QSR generally wins on absolute revenue per square foot in high-traffic locations. Fast casual wins on brand perception, loyalty, and the ability to charge premium prices in urban markets where drive-through isn't viable.
Labor Structure and Key Metrics
QSR labor is engineered for zero-skill execution. Any employee can learn the core menu in hours — enabling minimum wage staffing, high turnover tolerance, and low labor cost per transaction.
Fast casual labor requires more: assembly line skills, ingredient knowledge, customer-facing interaction. Labor cost as a percentage of revenue is similar to QSR but the mix differs — fewer total headcount, more capable staff, slightly higher wages.
The key metric for both: transactions per labor hour (TPLH).
- QSR target: 15–25 TPLH during peak
- Fast casual target: 8–15 TPLH
The higher revenue per transaction in fast casual offsets its lower volume.
Investment and Build-Out Costs
| QSR | Fast Casual | |
|---|---|---|
| Franchise fee | $30,000–50,000 | N/A (usually independent) |
| Total investment | $500K–2M+ | $350K–900K |
| Royalty/marketing fees | 8–12% of revenue | 0% (independent) |
| Break-even timeline | 3–5 years | 2–4 years |
Franchised QSR requires higher initial investment and ongoing royalties, but comes with a proven system and centralized marketing. Independent fast casual keeps all profit above break-even — but requires more operational creativity and execution.
Which Model Has Better Margins?
Neither, in isolation — execution and market matter more than the concept type. The best-run fast casual concepts hit 12–15% net margins. The best QSR franchisees hit 12–20%. Poorly run versions of either lose money.
The margin driver is the same for both: prime cost control. Whether you're selling $10 burritos or $15 grain bowls, if your food plus labor exceeds 65% of revenue, you won't survive rent, utilities, and other fixed costs.
What This Means for Independent Fast Casual Operators
If you're opening a fast casual concept, model your P&L against fast casual benchmarks — not full-service ones. Your revenue model is high transaction volume, no alcohol, fast turns. Your labor model is counter service with no tip pool. Your food cost targets are different from a white-tablecloth restaurant.
Benchmark against the right peer group. Don't optimize for a dining experience you're not providing.
FAQ: Fast Casual vs QSR
Is fast casual or QSR more profitable?
Neither is categorically more profitable — both can achieve 10–15% net margins when well-executed. QSR benefits from volume and franchise systems; fast casual benefits from higher check averages and lower franchise overhead.
What is a typical fast casual food cost percentage?

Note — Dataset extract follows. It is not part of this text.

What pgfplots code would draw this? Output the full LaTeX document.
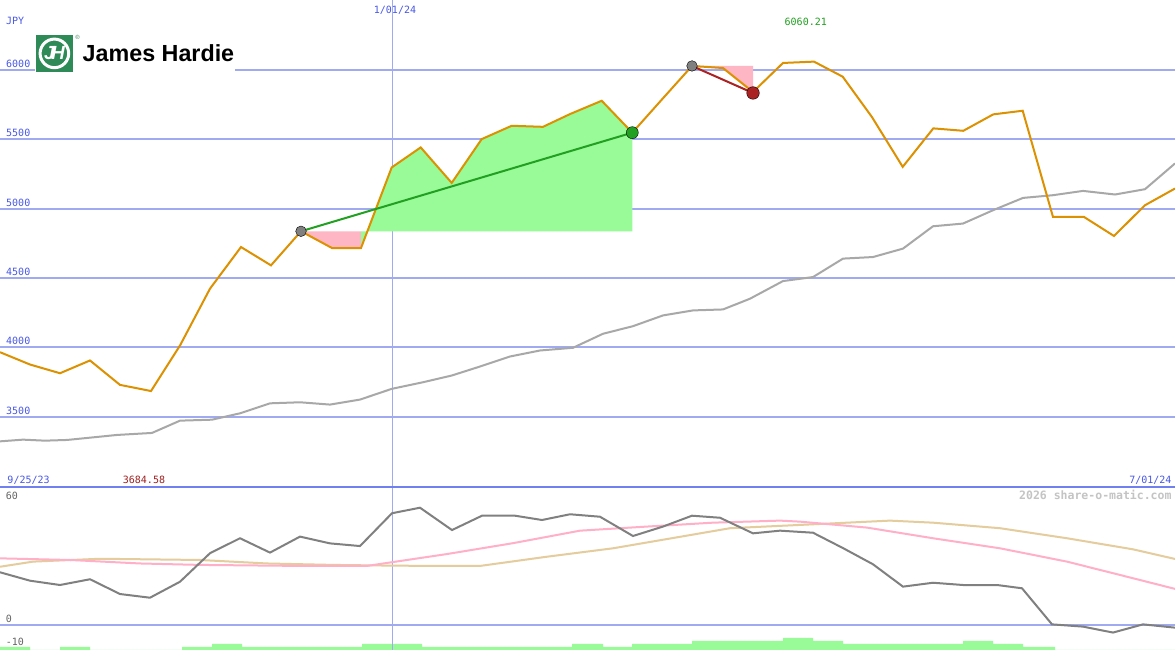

Fast casual food cost typically runs 28–35%, compared to 26–32% for QSR. The higher cost reflects better ingredient quality and more customization.
What's the biggest financial mistake fast casual operators make?
Benchmarking against the wrong concept type. Fast casual operators who target full-service margins (aiming for 30%+ net) understaff and underinvest, then wonder why operations suffer. The correct prime cost target for fast casual is 56–68%.